Three takeaways that apply equally well to a real plant, substation, or building-management network as they do to a honeypot:

Banner-grab volume is not the metric that matters. The big numbers (Shodan, Censys, ZoomEye-class scanners) generate most of what shows up on the wire, but they don’t represent adversary intent. The metric is protocol-classified hits — events where the wire-format parser actually engaged. That’s the number we report above.
Function-code targeting is the early-warning bar. S7 Read SZL, Modbus FC 43, IEC-104 General Interrogation — these are reconnaissance with intent, not catalogue-style enumeration.
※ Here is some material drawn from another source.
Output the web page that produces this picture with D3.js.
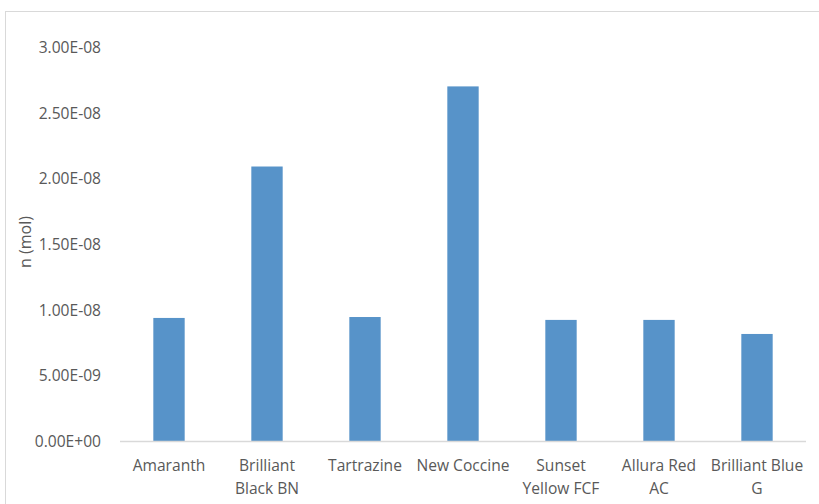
<!DOCTYPE html>
<html>
<head>
<meta charset="utf-8">
<script src="https://cdn.jsdelivr.net/npm/d3@7"></script>
<style>
  html, body { margin: 0; padding: 0; background: #fff; }
  svg { display: block; }
  text { font-family: "Open Sans", sans-serif; fill: #595959; }
</style>
</head>
<body>
<svg id="chart" width="819" height="504"></svg>
<script>
const categories = ["Amaranth", "Brilliant Black BN", "Tartrazine", "New Coccine", "Sunset Yellow FCF", "Allura Red AC", "Brilliant Blue G"];
const categoryLines = [["Amaranth"], ["Brilliant", "Black BN"], ["Tartrazine"], ["New Coccine"], ["Sunset", "Yellow FCF"], ["Allura Red", "AC"], ["Brilliant Blue", "G"]];
const values = [9.37e-9, 2.09e-8, 9.44e-9, 2.70e-8, 9.22e-9, 9.22e-9, 8.15e-9];
const yTicks = [0, 5e-9, 1e-8, 1.5e-8, 2e-8, 2.5e-8, 3e-8];
const yTitle = "n (mol)";

(function () {
const svg = d3.select("#chart");
const mLeft = 120, mRight = 806, mTop = 47, mBottom = 441;
const fs = 15.6;

// chart border
svg.append("rect")
  .attr("x", 5.5).attr("y", 11.5)
  .attr("width", 900).attr("height", 600)
  .attr("fill", "none").attr("stroke", "#d9d9d9").attr("stroke-width", 1);

const x = d3.scaleBand().domain(categories).range([mLeft, mRight]).paddingInner(0.68).paddingOuter(0.34);
const y = d3.scaleLinear().domain([0, 3e-8]).range([mBottom, mTop]);

// bars
svg.append("g").selectAll("rect").data(categories).join("rect")
  .attr("x", d => x(d))
  .attr("width", x.bandwidth())
  .attr("y", (d, i) => y(values[i]))
  .attr("height", (d, i) => y(0) - y(values[i]))
  .attr("fill", "#5793c9");

// y axis labels
const fmt = v => {
  if (v === 0) return "0.00E+00";
  const e = Math.floor(Math.log10(v) + 1e-9);
  const m = v / Math.pow(10, e);
  const es = e < 0 ? "-" + String(-e).padStart(2, "0") : "+" + String(e).padStart(2, "0");
  return m.toFixed(2) + "E" + es;
};
const yAxis = d3.axisLeft(y).tickValues(yTicks).tickFormat(fmt).tickSize(0).tickPadding(0);
const ya = svg.append("g").attr("transform", `translate(${101},0)`).call(yAxis);
ya.select(".domain").remove();
ya.selectAll("text").attr("font-family", "'Open Sans', sans-serif").attr("font-size", fs).attr("fill", "#595959").attr("dy", "0.36em");

// x axis
const xAxis = d3.axisBottom(x).tickSize(0).tickPadding(0);
const xa = svg.append("g").attr("transform", `translate(0,${mBottom})`).call(xAxis);
xa.select(".domain").attr("stroke", "#d9d9d9").attr("stroke-width", 1.3)
  .attr("d", `M${mLeft},0.5H${mRight}`);
xa.selectAll("text").attr("font-family", "'Open Sans', sans-serif").attr("font-size", fs).attr("fill", "#595959")
  .attr("y", 29.5).attr("dy", 0)
  .each(function(d) {
    const t = d3.select(this);
    const lines = categoryLines[categories.indexOf(d)];
    t.text(null);
    lines.forEach((l, i) => {
      t.append("tspan").attr("x", 0).attr("dy", i === 0 ? 0 : 23).text(l);
    });
  });

// y title
svg.append("text")
  .attr("transform", `translate(31,${242}) rotate(-90)`)
  .attr("text-anchor", "middle")
  .attr("font-size", 16)
  .text(yTitle);
})();
</script>
</body>
</html>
They are also fundamentally indistinguishable from legitimate maintenance traffic, which is why authentication plus allow-listed source ACLs are the only defence that holds.
The protocols that don’t answer don’t get probed twice. The 10× SYN-vs-classified ratio we noted at the top is symmetric: tooling that doesn’t get an ICS-shaped response back on the first packet moves on. A real industrial endpoint that simply doesn’t respond to unauthenticated probes ends up with the same wire-level signature as one that’s not there at all. That is, by itself, a defence.

How we classify

Each honeypot is a focused stdlib-only Python service that answers only the protocol’s well-formed wire frames. The classifier then walks the parsed PDU and assigns one of the following attack-type tags:

ics_enumeration — banner-grab, discovery, device-identify shape
ics_recon_function_code — specific Read/Identify FCs with target-fingerprint intent
ics_write_attempt — FC 5/6/15/16 Modbus, S7Comm write, IEC-104 control-direction (none observed in the 30-day window)
ics_command_with_intent — select-before-operate, breaker-flip, PLC stop/start (none observed)

The honeypots are alert-only and never engage write paths, but the classifier is the same one used in pentests when we run these protocols through the AFA fuzzer — so if a real ICS write does land, the existing rules promote it.